On Nov. 8, 2016, I spent four and a half hours at the Tiger Cooler reporting on election night. When The Weekly editors pitched the idea to the staff, I was confused as to why no one was eager to step up. I thought that such a historical piece would garner more enthusiasm — we were about to witness the election of our first female President, after all.
I wanted to write the article because as a journalist, my job is to seek the objective truth. I aspire to collect the facts and give our school an accurate depiction of crucial events on campus. In this case, I wanted to convey the exciting victory (and maybe for a few, the disappointment) that Occidental students would be feeling on the night of Hillary Clinton’s win. I was rooting for Hillary to take the win — or to take it from Donald Trump at least.
So while it looked as if Trump would end up being our next President, it was difficult not to insert my own emotions into my coverage of election night. I am thankful that my fellow Weekly staff members did not allow me to contribute to the warped version of objectivity that has become common in news media. To let those emotions show would have undermined the fundamental aim of journalism, which is to deliver factual news to the people in its plainest terms. In the end, the article taught me that despite the difficulty in reporting on subjects or opinions we disagree with, we must seek credibility and uncover the truth; a practice that will allow us to emerge from difficult times with strength.
Journalists have a responsibility to uphold this practice, but it should apply to everyone involved in politics. For the Occidental student, this means that we need to stay accurately informed. We should not put faith in memes or rumors, or even media outlets which show a bias. We must learn to accept the discomfort of hard truths, or else we will be unable to organize against them in time to make change.
With the political and social issues that have surged recently, publications like the New York Times, Fox News and The Huffington Post tend to cater to the audiences that follow them. This means that we all read what we want to see, even though this could mean that a Clinton supporter saw hope instead of the unfortunate reality that she could lose. The media’s focus on the negativity of both candidates pitted people against each other, and forced many to simply choose who they thought the lesser evil, and even more to not vote at all.
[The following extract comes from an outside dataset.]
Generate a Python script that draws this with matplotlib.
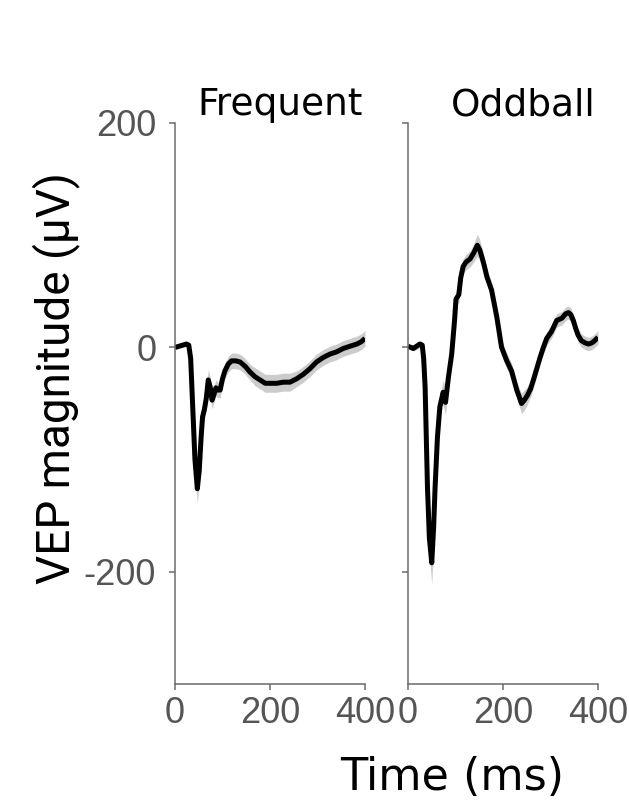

Journalists don’t have the luxury of ignoring things that trouble us. We should have to pick them apart, explicate them and present them without our personal biases. I had to write an article that announced Trump the winner of the 2016 presidential election, even though the fact makes me want to vomit. Some media outlets have lost sight of the importance of that sacrifice.
I interviewed 14 total students and faculty members, and although I sought a diversity in opinions, none of them supported Trump. When I arrived, things looked bleak. Students frantically checked sources on their laptops. Some wiped away tears. Cheering followed each state won by Clinton, and impassioned boos followed each state taken by her opponent. The numbers were unexpected — she was slowly falling behind in the race, and so was the morale of the room. I wanted to solidify the emotions I saw: yelling, crying, pacing, debating and calculating, by letting people know that their reactions mattered, even if they were not popular. I kept reporting the story in the hopes that I could find a reason to believe she could win, but now I think that our beliefs deceived us. We believed that there was no way that Trump could win, probably because the polls showed that he wouldn’t, even though some of his following may have been silent or hiding in the news platforms we hate to see. Looking at the polls was not enough.
Hot from the overwhelming crowd and suffering from a headache, I sat down. My brother was texting me, asking to keep him updated. Our concern was shared, due to our many liberal values that differ from most of our conservative, Delawarean family. He admitted that he was scared. He told me that he heard my grandma shut the TV off and go to bed, so I texted her that I loved her, and him that I was still hopeful. I ignored the truth that the numbers told me and found comfort in my beliefs, just like some of us did before the final outcome.
My fears came true as the election came to a close. I was never blind to the fact that racism, sexism and discrimination in general was a real thing, but I did not previously think that a majority of my country would stand for such ignorant beliefs.
After editing the article with other Weekly staff, I wandered back to my dorm, sobbing the whole time. I had gotten the job done, and I was proud of myself for producing a recorded moment in history. The final product was an objective yet accurate representation of the student body’s collective panic. At least, I hope so. It was difficult to find opinions that were not pro-Clinton. This pure recollection of their input is what the piece was centered on, and why it became an example of journalistic truth.
I realized in that moment how difficult it is to be a journalist. To remain calm in moments of disaster. To speak in a steady voice when your fingers are trembling with fear. To do your best to seek a range of voices, not just those with which you agree.
Those of us who are outraged at these results need to fight to see the truths, even the ones that scare us, since temporarily silencing our hopes and opinions brings about revelations that inspire us to take action. At a time when our opinions need to empower us, we must also remember the importance of transparency and truth. Question everything, and seek credible sources, because truth is how we rebuild when things fall apart.